A enum is definitely not stored in memory. A enum is just like a name, a
placeholder for a number.
A static variable has to be somewhere as other objects might access it.
But it's only created once. It might stop compilers from optimizing
things away (that GCC and ICC do work doesn't say that it works for all
compilers...)
> Now, before going for enums, I have a few more questions.
>
> 1) when the compiler sees something like
> enum MyType { First = 1, Second = 10000};
> the compiler may choose as underlying integer type for MyType any type that
> can store the given values. In that case it might use "short int"

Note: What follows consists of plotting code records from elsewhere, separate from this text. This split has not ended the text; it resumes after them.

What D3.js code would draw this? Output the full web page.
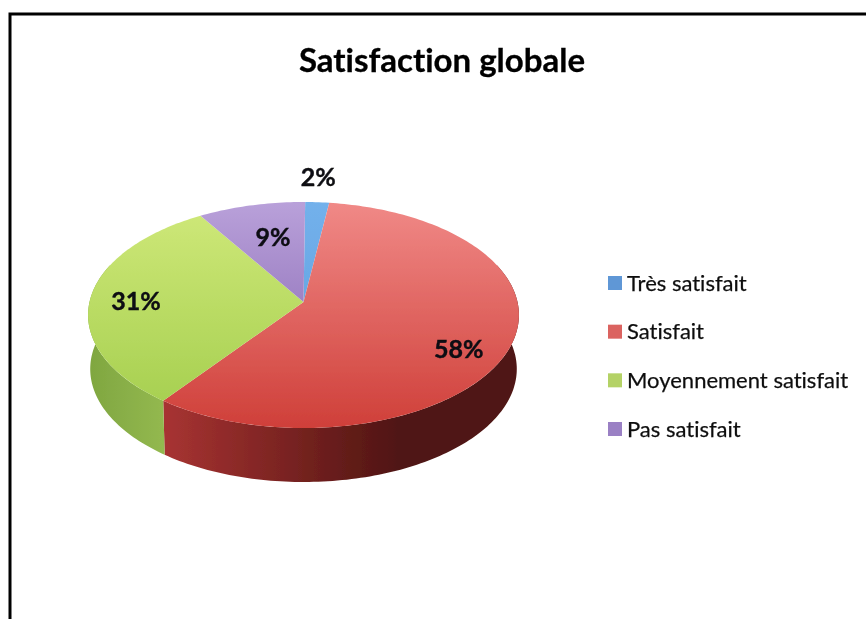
<!DOCTYPE html>
<html>
<head>
<meta charset="utf-8">
<script src="https://cdn.jsdelivr.net/npm/d3@7"></script>
<style>
	html, body { margin: 0; padding: 0; background: #fff; }
	svg { display: block; }
	text { font-variant-ligatures: none; }
</style>
</head>
<body>
<script>

const categories = [ "Très satisfait", "Satisfait", "Moyennement satisfait", "Pas satisfait" ];
const values = [ 2, 58, 31, 9 ];
const value_labels = [ "2%", "58%", "31%", "9%" ];
const top_colors = [ [ "#74b2ec", "#5b9bdc" ], [ "#f28d8b", "#cf3f39" ], [ "#d2ea7c", "#a2cd4c" ], [ "#bca4dc", "#7d5cab" ] ];
const side_colors = [ [ "#3f78b0", "#3f78b0" ], [ "#a83332", "#4f1512" ], [ "#7fa640", "#93b84f" ], [ "#5f4585", "#5f4585" ] ];
const legend_colors = [ "#5f97d6", "#db6360", "#b4d266", "#9a80c4" ];

const width = 866, height = 619;

// pie seen in perspective: k pulls the back of the disc in
const view = { cx: 303.5, cy: 302, rx: 214, ry: 111.5, k: 0.115, depth: 54, base: 0.99, start: 0.5 * Math.PI / 180 };

function project( angle, r = 1 )	{
	let u = r * Math.sin( angle );
	let v = -r * Math.cos( angle );
	let w = 1 - view.k * v;
	return( [ view.cx + view.rx * u / w, view.cy + view.ry * v / w ] );
}

function arc_points( a0, a1 )	{
	let n = Math.max( 2, Math.ceil( Math.abs( a1 - a0 ) / 0.02 ) );
	return( d3.range( n + 1 ).map( i => a0 + ( a1 - a0 ) * i / n ) );
}

let svg = d3.select( "body" )
	.append( "svg" )
		.attr( "width", width )
		.attr( "height", height )
		.attr( "viewBox", [ 0, 0, width, height ] );

let defs = svg.append( "defs" );

defs.append( "filter" )
	.attr( "id", "soft" )
	.append( "feGaussianBlur" )
		.attr( "stdDeviation", 0.75 );

let pie = d3.pie()
	.value( d => d )
	.sort( null )
	.startAngle( view.start )
	.endAngle( view.start + 2 * Math.PI );

let slices = pie( values );
let line = d3.line();

top_colors.forEach( ( c, i ) => {
	let g = defs.append( "linearGradient" )
		.attr( "id", "top" + i )
		.attr( "gradientUnits", "userSpaceOnUse" )
		.attr( "x1", 0 ).attr( "x2", 0 )
		.attr( "y1", view.cy - view.ry ).attr( "y2", view.cy + view.ry * 1.14 );
	g.append( "stop" ).attr( "offset", 0 ).attr( "stop-color", c[ 0 ] );
	g.append( "stop" ).attr( "offset", 1 ).attr( "stop-color", c[ 1 ] );
});

side_colors.forEach( ( c, i ) => {
	let g = defs.append( "linearGradient" )
		.attr( "id", "side" + i )
		.attr( "gradientUnits", "userSpaceOnUse" )
		.attr( "y1", 0 ).attr( "y2", 0 )
		.attr( "x1", i == 1 ? 163 : 88 ).attr( "x2", i == 1 ? 400 : 163 );
	g.append( "stop" ).attr( "offset", 0 ).attr( "stop-color", c[ 0 ] );
	g.append( "stop" ).attr( "offset", 1 ).attr( "stop-color", c[ 1 ] );
});

let chart = svg.append( "g" ).attr( "filter", "url(#soft)" );

// outer frame: top and left only, the rest is cropped off
chart.append( "path" )
	.attr( "d", line( [ [ 10, height + 4 ], [ 10, 14 ], [ width + 4, 14 ] ] ) )
	.attr( "fill", "none" )
	.attr( "stroke", "#000" )
	.attr( "stroke-width", 3 );

chart.append( "text" )
	.attr( "x", 442 )
	.attr( "y", 72 )
	.attr( "text-anchor", "middle" )
	.attr( "font-family", "Lato" )
	.attr( "font-weight", "bold" )
	.attr( "font-size", 33 )
	.attr( "fill", "#000" )
	.attr( "stroke", "#000" )
	.attr( "stroke-width", 0.3 )
	.text( "Satisfaction globale" );

// side wall: the rim runs a bit past the widest points, the top face hides the rest
let wall = chart.append( "g" );
slices.forEach( ( s, i ) => {
	let a0 = Math.max( s.startAngle, Math.PI / 2 - 0.35 );
	let a1 = Math.min( s.endAngle, 3 * Math.PI / 2 + 0.35 );
	if( a1 <= a0 ) return;
	let rim = arc_points( a0, a1 ).map( a => project( a ) );
	let low = rim.map( p => [ view.cx + ( p[ 0 ] - view.cx ) * view.base, p[ 1 ] + view.depth ] ).reverse();
	wall.append( "path" )
		.attr( "d", line( rim.concat( low ) ) + "Z" )
		.attr( "fill", `url(#side${i})` );
});

// top face
chart.append( "g" )
	.selectAll( "path" )
	.data( slices )
	.join( "path" )
		.attr( "d", d => line( [ [ view.cx, view.cy ] ].concat( arc_points( d.startAngle, d.endAngle ).map( a => project( a ) ) ) ) + "Z" )
		.attr( "fill", ( d, i ) => `url(#top${i})` );

// label spots, relative to each slice's middle
const label_radius = [ 1.287, 0.8, 0.783, 0.645 ];
const label_turn = [ -0.6, 8, -2, 2 ];

function label_pos( d, i )	{
	let a = ( d.startAngle + d.endAngle ) / 2 + label_turn[ i ] * Math.PI / 180;
	return( project( a, label_radius[ i ] ) );
}

chart.append( "g" )
	.selectAll( "text" )
	.data( slices )
	.join( "text" )
		.attr( "x", ( d, i ) => label_pos( d, i )[ 0 ] )
		.attr( "y", ( d, i ) => label_pos( d, i )[ 1 ] )
		.attr( "dy", "0.35em" )
		.attr( "text-anchor", "middle" )
		.attr( "font-family", "Lato" )
		.attr( "font-weight", "bold" )
		.attr( "font-size", 25 )
		.attr( "fill", "#0c0c12" )
		.attr( "stroke", "#0c0c12" )
		.attr( "stroke-width", 0.4 )
		.text( ( d, i ) => value_labels[ i ] );

// legend
let y_legend = d3.scalePoint()
	.domain( categories )
	.range( [ 283, 429 ] );

let legend = chart.append( "g" )
	.selectAll( "g" )
	.data( categories )
	.join( "g" )
		.attr( "transform", d => `translate(608,${y_legend( d )})` );

legend.append( "rect" )
	.attr( "y", -7 )
	.attr( "width", 14 )
	.attr( "height", 14 )
	.attr( "fill", ( d, i ) => legend_colors[ i ] );

legend.append( "text" )
	.attr( "x", 19 )
	.attr( "dy", "0.35em" )
	.attr( "font-family", "Lato" )
	.attr( "font-size", 22 )
	.attr( "fill", "#111" )
	.attr( "stroke", "#111" )
	.attr( "stroke-width", 0.25 )
	.text( d => d );

</script>
</body>
</html>
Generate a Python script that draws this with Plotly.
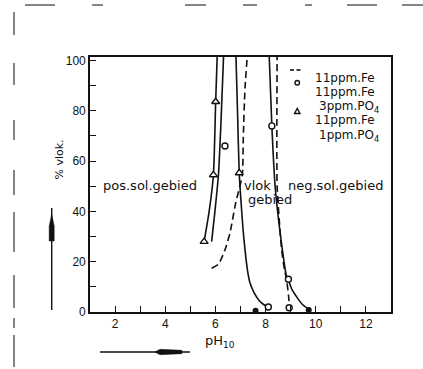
import plotly.graph_objects as go

# ---- data (pH, % vlok) ----
fe_rise_ph  = [5.85, 6.12, 6.38, 6.58, 6.80, 7.07, 7.11, 7.18, 7.28]
fe_rise_pct = [17.4, 19.0, 24.7, 31.4, 43.0, 54.5, 69.0, 89.0, 103]
fe_fall_ph  = [8.46, 8.45, 8.46, 8.55, 8.64, 8.75, 8.84, 8.92, 8.95]
fe_fall_pct = [103, 75, 50, 36, 24.7, 17, 12.7, 6, 2]

p3_rise_ph  = [5.85, 5.98, 6.12, 6.22, 6.33]
p3_rise_pct = [28, 40, 54.5, 75, 103]
p3_fall_ph  = [8.14, 8.25, 8.38, 8.6, 8.84, 8.91, 9.05, 9.24, 9.45, 9.7]
p3_fall_pct = [103, 74, 50, 30, 14, 12.7, 9, 6, 3.2, 1.2]

p1_rise_ph  = [5.55, 5.75, 5.92, 6.01, 6.075]
p1_rise_pct = [28, 40, 54.5, 83.6, 103]
p1_fall_ph  = [6.815, 6.88, 6.95, 7.02, 7.1, 7.18, 7.28, 7.38, 7.55, 7.75, 7.95, 8.11]
p1_fall_pct = [103, 80, 55, 44, 33, 24.7, 16.5, 11.5, 7.5, 4.5, 2.8, 2]

circle_ph  = [6.38, 8.25, 8.91, 8.11, 8.94]
circle_pct = [66, 74, 13, 2, 1.7]
tri_ph     = [5.55, 5.92, 6.01, 6.95]
tri_pct    = [28, 54.5, 83.6, 55.3]
dot_ph     = [7.6, 9.72]
dot_pct    = [0.5, 0.8]

x_tickvals = [2, 4, 6, 8, 10, 12]
y_tickvals = [0, 20, 40, 60, 80, 100]

legend_rows = [("11ppm.Fe", 69), ("11ppm.Fe", 83), ("3ppm.PO<sub>4</sub>", 97),
               ("11ppm.Fe", 111), ("1ppm.PO<sub>4</sub>", 126)]

# ---- layout geometry (pixels) ----
W, H = 423, 369
L, R, T, B = 90, 32, 57, 57
PW, PH = W - L - R, H - T - B


def px(xp):
    return (xp - L) / PW


def py(yp):
    return (H - B - yp) / PH


BLACK = "#111111"
FONT = "DejaVu Sans, Liberation Sans, Arial, sans-serif"

fig = go.Figure()

solid = dict(color=BLACK, width=1.6)
dashed = dict(color=BLACK, width=1.6, dash="7px,4px")

for xs, ys, ln in [(fe_rise_ph, fe_rise_pct, dashed), (fe_fall_ph, fe_fall_pct, dashed),
                   (p3_rise_ph, p3_rise_pct, solid), (p3_fall_ph, p3_fall_pct, solid),
                   (p1_rise_ph, p1_rise_pct, solid), (p1_fall_ph, p1_fall_pct, solid)]:
    fig.add_trace(go.Scatter(x=xs, y=ys, mode="lines",
                             line=dict(shape="spline", smoothing=0.6, **ln),
                             showlegend=False, hoverinfo="skip"))

fig.add_trace(go.Scatter(x=circle_ph, y=circle_pct, mode="markers",
                         marker=dict(symbol="circle", size=6, color="white",
                                     line=dict(color=BLACK, width=1.4)),
                         showlegend=False, cliponaxis=False))
fig.add_trace(go.Scatter(x=tri_ph, y=tri_pct, mode="markers",
                         marker=dict(symbol="triangle-up", size=7, color="white",
                                     line=dict(color=BLACK, width=1.4)),
                         showlegend=False, cliponaxis=False))
fig.add_trace(go.Scatter(x=dot_ph, y=dot_pct, mode="markers",
                         marker=dict(symbol="circle", size=6, color=BLACK),
                         showlegend=False, cliponaxis=False))

ann = []
# region labels
ann.append(dict(x=3.4, y=50.3, text="pos.sol.gebied", showarrow=False,
                xref="x", yref="y", font=dict(size=13, family=FONT, color=BLACK)))
ann.append(dict(x=7.05, y=50.3, text="vlok", showarrow=False, xanchor="left",
                xref="x", yref="y", font=dict(size=13, family=FONT, color=BLACK)))
ann.append(dict(x=7.2, y=44.8, text="gebied", showarrow=False, xanchor="left",
                xref="x", yref="y", font=dict(size=13, family=FONT, color=BLACK)))
ann.append(dict(x=10.77, y=50.3, text="neg.sol.gebied", showarrow=False,
                xref="x", yref="y", font=dict(size=13, family=FONT, color=BLACK)))

# legend text
for i, (txt, yy) in enumerate(legend_rows):
    xl = 313 if i in (0, 1, 3) else 317
    ann.append(dict(x=px(xl), y=py(yy), text=txt, showarrow=False, xanchor="left",
                    xref="paper", yref="paper",
                    font=dict(size=12, family=FONT, color=BLACK)))

# axis titles
ann.append(dict(x=px(203), y=py(352), text="pH<sub>10</sub>", showarrow=False,
                xanchor="left", xref="paper", yref="paper",
                font=dict(size=13, family=FONT, color=BLACK)))
ann.append(dict(x=px(50), y=py(160), text="% vlok.", showarrow=False, textangle=-90,
                xref="paper", yref="paper",
                font=dict(size=11, family=FONT, color=BLACK)))

shapes = []
# legend symbols
shapes.append(dict(type="line", xref="paper", yref="paper", x0=px(290), x1=px(294),
                   y0=py(70), y1=py(70), line=dict(color=BLACK, width=1.6)))
shapes.append(dict(type="line", xref="paper", yref="paper", x0=px(296.5), x1=px(300.5),
                   y0=py(70), y1=py(70), line=dict(color=BLACK, width=1.6)))
shapes.append(dict(type="circle", xref="paper", yref="paper", x0=px(295), x1=px(299.5),
                   y0=py(80.5), y1=py(85), line=dict(color=BLACK, width=1.4)))
shapes.append(dict(type="path", xref="paper", yref="paper",
                   path=f"M {px(294.5)} {py(113.5)} L {px(300)} {py(113.5)} L {px(297.25)} {py(108.5)} Z",
                   line=dict(color=BLACK, width=1.4)))

# arrows next to axis titles
shapes.append(dict(type="line", xref="paper", yref="paper", x0=px(51.7), x1=px(51.7),
                   y0=py(310), y1=py(208), line=dict(color=BLACK, width=1.4)))
shapes.append(dict(type="path", xref="paper", yref="paper",
                   path=(f"M {px(51.7)} {py(214)} L {px(54.2)} {py(226)} L {px(54.2)} {py(241)} "
                         f"L {px(49.2)} {py(241)} L {px(49.2)} {py(226)} Z"),
                   fillcolor=BLACK, line=dict(color=BLACK, width=0.5)))
shapes.append(dict(type="line", xref="paper", yref="paper", x0=px(100), x1=px(190),
                   y0=py(352), y1=py(352), line=dict(color=BLACK, width=1.4)))
shapes.append(dict(type="path", xref="paper", yref="paper",
                   path=(f"M {px(155)} {py(352)} L {px(160)} {py(349.3)} L {px(182)} {py(350.3)} "
                         f"L {px(182)} {py(353.7)} L {px(160)} {py(354.7)} Z"),
                   fillcolor=BLACK, line=dict(color=BLACK, width=0.5)))

# scan border marks
for x0, x1 in [(25, 55), (92, 103), (185, 206), (243, 257), (305, 312), (347, 377), (402, 423)]:
    shapes.append(dict(type="line", xref="paper", yref="paper", x0=px(x0), x1=px(x1),
                       y0=py(5), y1=py(5), line=dict(color="#333333", width=1.2)))
for y0, y1 in [(12, 35), (63, 85), (120, 140), (170, 195), (212, 252), (275, 308),
               (318, 328), (335, 367)]:
    shapes.append(dict(type="line", xref="paper", yref="paper", x0=px(14), x1=px(14),
                       y0=py(y0), y1=py(y1), line=dict(color="#333333", width=1.2)))

axis_common = dict(showgrid=False, zeroline=False, showline=True, linecolor=BLACK,
                   linewidth=1.6, mirror=True, ticks="inside", tickcolor=BLACK,
                   tickwidth=1.2, ticklen=6,
                   tickfont=dict(size=12, family="Liberation Sans, Arial", color=BLACK))

fig.update_layout(
    width=W, height=H,
    margin=dict(l=L, r=R, t=T, b=B, pad=0),
    paper_bgcolor="white", plot_bgcolor="white",
    xaxis=dict(range=[1, 13], tickmode="array", tickvals=x_tickvals,
               minor=dict(ticks="inside", dtick=1, tick0=1, ticklen=6, tickwidth=1.2,
                          tickcolor=BLACK, showgrid=False),
               **axis_common),
    yaxis=dict(range=[0, 101.4], tickmode="array", tickvals=y_tickvals,
               minor=dict(ticks="inside", dtick=10, tick0=0, ticklen=6, tickwidth=1.2,
                          tickcolor=BLACK, showgrid=False),
               **axis_common),
    annotations=ann, shapes=shapes, showlegend=False,
)

fig.write_html("out.html")
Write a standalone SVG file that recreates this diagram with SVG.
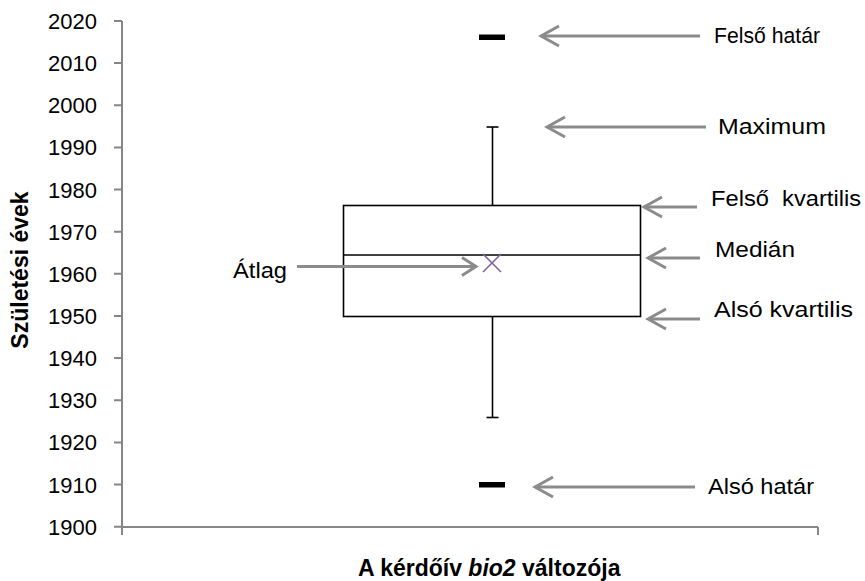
<svg xmlns="http://www.w3.org/2000/svg" width="865" height="581" viewBox="0 0 865 581">
<style>
text{font-family:"Liberation Sans",Arial,sans-serif;fill:#000}
.tick{font-size:22px;text-anchor:end}
.lbl{font-size:22px}
.ttl{font-size:23px;font-weight:bold}
.ax{stroke:#868686;stroke-width:2;fill:none}
.bx{stroke:#000;stroke-width:1.6;fill:none}
.arr{stroke:#8b8b8b;stroke-width:3;fill:none;marker-end:url(#ah)}
.arrs{stroke:#8b8b8b;stroke-width:3;fill:none;marker-end:url(#ahs)}
</style>
<defs>
<marker id="ah" markerUnits="userSpaceOnUse" viewBox="0 0 24 24" markerWidth="24" markerHeight="24" refX="21" refY="12" orient="auto">
<path d="M3,2 L21,12 L3,22" fill="none" stroke="#8b8b8b" stroke-width="3"/>
</marker>
<marker id="ahs" markerUnits="userSpaceOnUse" viewBox="0 0 24 24" markerWidth="24" markerHeight="24" refX="21" refY="12" orient="auto">
<path d="M7,3 L21,12 L7,21" fill="none" stroke="#8b8b8b" stroke-width="3"/>
</marker>
</defs>
<rect width="865" height="581" fill="#fff"/>
<g id="axes">
<path class="ax" d="M122,21 V527 H818 M114,21H122 M114,63.1H122 M114,105.3H122 M114,147.4H122 M114,189.6H122 M114,231.7H122 M114,273.8H122 M114,316H122 M114,358.1H122 M114,400.3H122 M114,442.4H122 M114,484.5H122 M114,526.7H122 M122,527V535 M818,527V535"/>
<g id="tick-labels">
<text class="tick" x="97" y="29">2020</text>
<text class="tick" x="97" y="71.1">2010</text>
<text class="tick" x="97" y="113.3">2000</text>
<text class="tick" x="97" y="155.4">1990</text>
<text class="tick" x="97" y="197.6">1980</text>
<text class="tick" x="97" y="239.7">1970</text>
<text class="tick" x="97" y="281.8">1960</text>
<text class="tick" x="97" y="324">1950</text>
<text class="tick" x="97" y="366.1">1940</text>
<text class="tick" x="97" y="408.3">1930</text>
<text class="tick" x="97" y="450.4">1920</text>
<text class="tick" x="97" y="492.5">1910</text>
<text class="tick" x="97" y="534.7">1900</text>
</g>
<text id="y-title" class="ttl" transform="translate(28,270) rotate(-90)" text-anchor="middle">Születési évek</text>
<text id="x-title" class="ttl" x="358" y="576">A kérdőív <tspan font-style="italic">bio2</tspan> változója</text>
</g>
<g id="boxplot">
<rect class="bx" x="343.5" y="205.5" width="297" height="111"/>
<line class="bx" x1="343.5" y1="255" x2="640.5" y2="255"/>
<line class="bx" x1="492.5" y1="205.5" x2="492.5" y2="127"/>
<line class="bx" x1="486.5" y1="127" x2="498.5" y2="127"/>
<line class="bx" x1="492.5" y1="316.5" x2="492.5" y2="417.5"/>
<line class="bx" x1="486.5" y1="417.5" x2="498.5" y2="417.5"/>
</g>
<g id="upper-limit"><rect x="479" y="34.5" width="26" height="5.5" fill="#000"/></g>
<g id="lower-limit"><rect x="479" y="482" width="26" height="5.5" fill="#000"/></g>
<g id="mean"><path d="M483,254 L501,272 M501,254 L483,272" stroke="#7f63a1" stroke-width="1.6" fill="none"/></g>
<g id="connectors">
<line class="arr" x1="700" y1="36" x2="541" y2="36"/>
<line class="arr" x1="706" y1="127" x2="547" y2="127"/>
<line class="arr" x1="697" y1="207" x2="644" y2="207"/>
<line class="arr" x1="700" y1="258" x2="648" y2="258"/>
<line class="arr" x1="700" y1="319" x2="648" y2="319"/>
<line class="arr" x1="695" y1="487" x2="535" y2="487"/>
<line class="arrs" x1="297" y1="266.5" x2="476" y2="266.5"/>
</g>
<g id="labels">
<text class="lbl" x="714" y="43" textLength="106" lengthAdjust="spacingAndGlyphs">Felső határ</text>
<text class="lbl" x="718" y="134" textLength="108" lengthAdjust="spacingAndGlyphs">Maximum</text>
<text class="lbl" x="711" y="206" xml:space="preserve" textLength="150" lengthAdjust="spacingAndGlyphs">Felső  kvartilis</text>
<text class="lbl" x="715" y="257" textLength="80" lengthAdjust="spacingAndGlyphs">Medián</text>
<text class="lbl" x="714" y="317" textLength="139" lengthAdjust="spacingAndGlyphs">Alsó kvartilis</text>
<text class="lbl" x="708" y="494" textLength="106" lengthAdjust="spacingAndGlyphs">Alsó határ</text>
<text class="lbl" x="233" y="278" textLength="54" lengthAdjust="spacingAndGlyphs">Átlag</text>
</g>
</svg>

> or "unsigned int" for example. The following example,
> enum MyType { First = 1, Second = -10000};
> is legal and the compiler is guaranteed to choose for MyType a signed type.
> [...]
See Stroustrup §4.8 Enumerations
Basicly:
The enum can hold the same values a int or unsigned int can hold
(depending if negative numbers are in the enumeration...)
> So I can always, regardless of the compiler, do:
>
> enum Size { Dynamic = -1, Generic = -2 };
>
> right?
Yes
> 2) Should my template parameters then be enums as well? Is this legal? Or
> should I leave them as ints?
Leagal: I currently don't know
Usually they are ints. It doesn't create problems as templates are just
a crazy way of generating really complex class names (the process is
called name mangling and the compiler takes care of it...)
So these ints are just changing the name and are not generating any
memory or runtime overhead.
>
> My concern here is the following. Suppose that at some point during
> compilation, the compiler has decided that the underlying integer type
> for "enum Size" is "char" (this counts as an integer type, right?)
>
> Suppose then (unlikely but possible) that later the compiler finds in the
> source code an instanciation like
>
> Matrix<float, 128, 1> myBigFixedSizeVector;
>
> 128 doesn't fit into char so what happens?
> - compiler error?
> - integer overflow / undefined behavior?
> - or is the compiler so clever that it will first go through the whole source
> code to see what integer type is really needed?
128 has to be of some type. If it's a enum then the enum at this
parameter position definitely has the right type - otherwise you
wouldn't be allowed to put that number there...
> Is it a good idea, to work around this issue, to declare enum Size as follows?
> enum Size { Dynamic = -1, Generic = -2, Dummy = INT_MAX };
> in order to ensure that the underlying type is "int" ?
You'd need something like that to be able to put that number there anyway.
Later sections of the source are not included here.